■ YOUR GOAL
Pick out all lines of the entries that include the word "this" and copy them.

■ DATA
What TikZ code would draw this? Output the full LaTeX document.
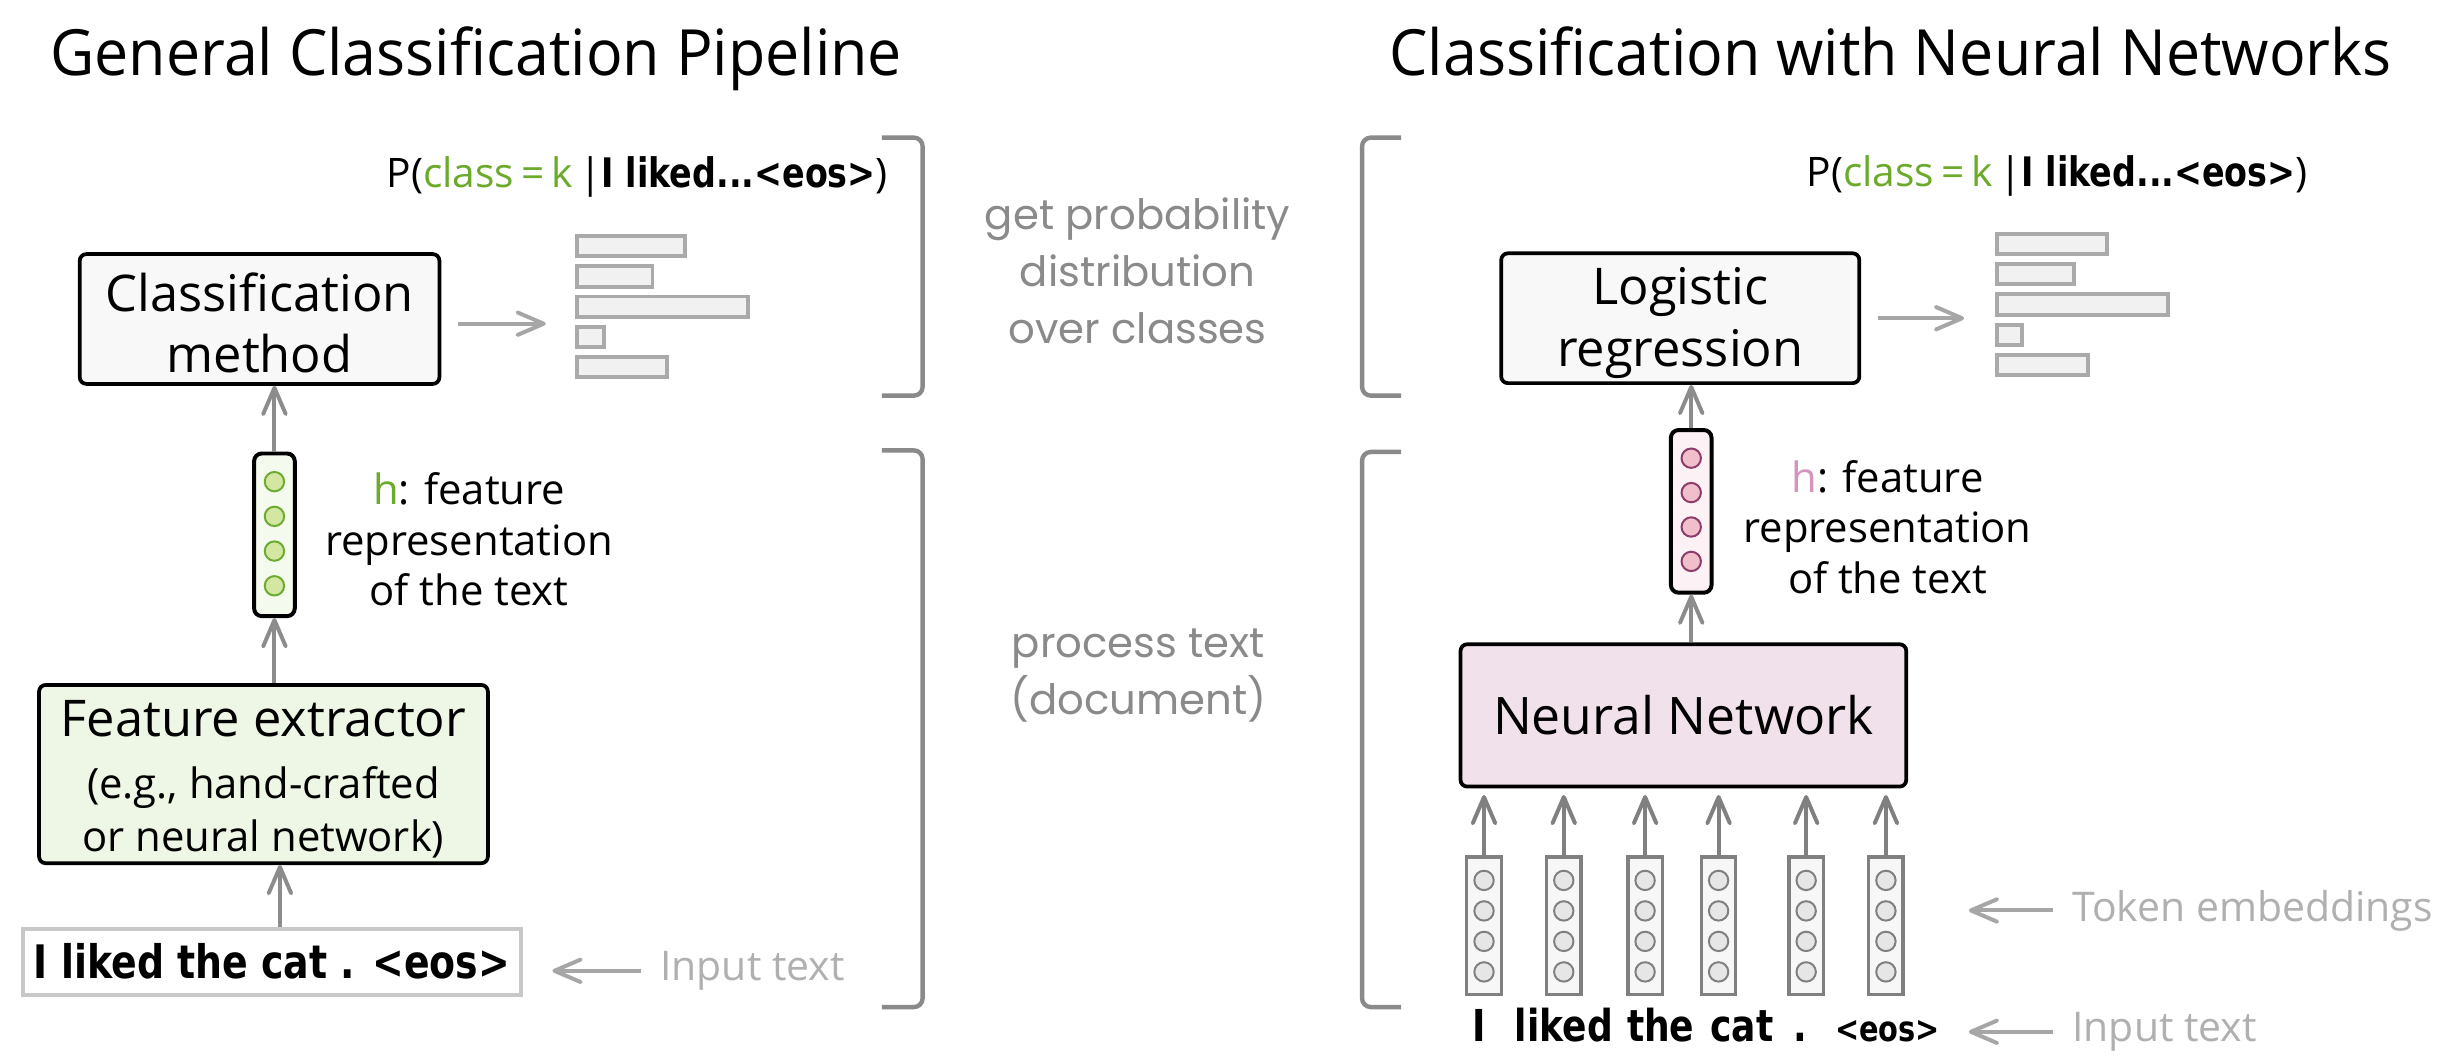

...

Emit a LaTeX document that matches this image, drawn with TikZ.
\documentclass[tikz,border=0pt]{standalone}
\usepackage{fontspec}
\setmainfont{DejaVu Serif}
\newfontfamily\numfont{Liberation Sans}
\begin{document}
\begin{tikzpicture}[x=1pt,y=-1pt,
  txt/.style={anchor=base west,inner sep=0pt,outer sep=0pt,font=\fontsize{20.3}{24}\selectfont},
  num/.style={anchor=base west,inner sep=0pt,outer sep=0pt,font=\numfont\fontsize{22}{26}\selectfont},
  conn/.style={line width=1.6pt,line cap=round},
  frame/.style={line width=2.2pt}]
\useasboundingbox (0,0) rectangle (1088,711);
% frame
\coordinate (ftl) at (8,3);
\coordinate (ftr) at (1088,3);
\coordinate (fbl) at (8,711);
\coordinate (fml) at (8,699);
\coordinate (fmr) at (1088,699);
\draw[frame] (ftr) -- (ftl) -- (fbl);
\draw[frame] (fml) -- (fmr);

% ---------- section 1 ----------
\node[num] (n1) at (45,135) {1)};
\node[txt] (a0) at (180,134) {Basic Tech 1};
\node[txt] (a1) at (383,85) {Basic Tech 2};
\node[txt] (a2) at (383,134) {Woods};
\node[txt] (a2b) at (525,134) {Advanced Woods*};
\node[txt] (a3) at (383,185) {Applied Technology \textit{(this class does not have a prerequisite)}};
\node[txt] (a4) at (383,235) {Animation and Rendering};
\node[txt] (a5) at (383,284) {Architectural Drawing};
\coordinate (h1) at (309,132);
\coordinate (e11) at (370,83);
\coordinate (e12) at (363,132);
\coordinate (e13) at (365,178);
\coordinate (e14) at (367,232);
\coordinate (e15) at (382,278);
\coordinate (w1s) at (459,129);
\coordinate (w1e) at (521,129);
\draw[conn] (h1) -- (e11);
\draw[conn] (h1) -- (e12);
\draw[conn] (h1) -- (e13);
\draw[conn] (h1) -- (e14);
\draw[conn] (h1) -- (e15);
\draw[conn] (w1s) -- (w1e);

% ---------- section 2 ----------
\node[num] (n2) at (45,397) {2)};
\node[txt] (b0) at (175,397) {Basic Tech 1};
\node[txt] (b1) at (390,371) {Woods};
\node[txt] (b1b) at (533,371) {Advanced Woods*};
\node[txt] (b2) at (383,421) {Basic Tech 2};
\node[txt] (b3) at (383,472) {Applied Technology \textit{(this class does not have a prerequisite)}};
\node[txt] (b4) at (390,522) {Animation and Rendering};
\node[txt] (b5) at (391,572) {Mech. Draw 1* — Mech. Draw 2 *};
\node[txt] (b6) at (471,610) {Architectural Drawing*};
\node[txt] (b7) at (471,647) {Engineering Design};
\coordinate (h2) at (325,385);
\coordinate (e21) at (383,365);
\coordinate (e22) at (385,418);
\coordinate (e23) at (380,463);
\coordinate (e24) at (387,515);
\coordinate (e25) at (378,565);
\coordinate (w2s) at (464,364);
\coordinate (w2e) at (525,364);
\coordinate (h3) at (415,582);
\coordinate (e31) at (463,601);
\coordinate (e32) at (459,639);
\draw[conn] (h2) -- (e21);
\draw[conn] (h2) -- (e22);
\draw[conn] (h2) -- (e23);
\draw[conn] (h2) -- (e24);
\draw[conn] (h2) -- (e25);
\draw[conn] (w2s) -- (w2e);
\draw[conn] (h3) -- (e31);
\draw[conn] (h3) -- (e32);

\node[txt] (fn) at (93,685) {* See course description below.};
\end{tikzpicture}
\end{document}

---

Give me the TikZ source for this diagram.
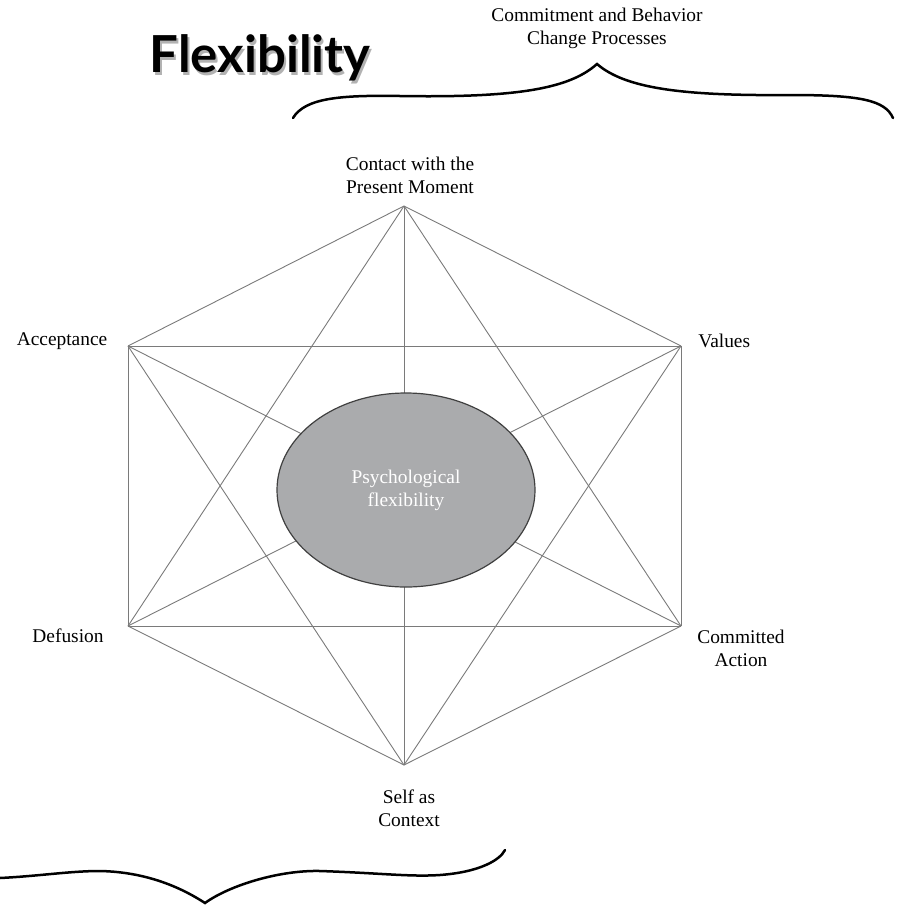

■ WORKED ANSWER
What TikZ code would draw this? Output the full LaTeX document.
Emit a LaTeX document that matches this image, drawn with TikZ.
\node[txt] (a3) at (383,185) {Applied Technology \textit{(this class does not have a prerequisite)}};
\node[txt] (b3) at (383,472) {Applied Technology \textit{(this class does not have a prerequisite)}};
Give me the TikZ source for this diagram.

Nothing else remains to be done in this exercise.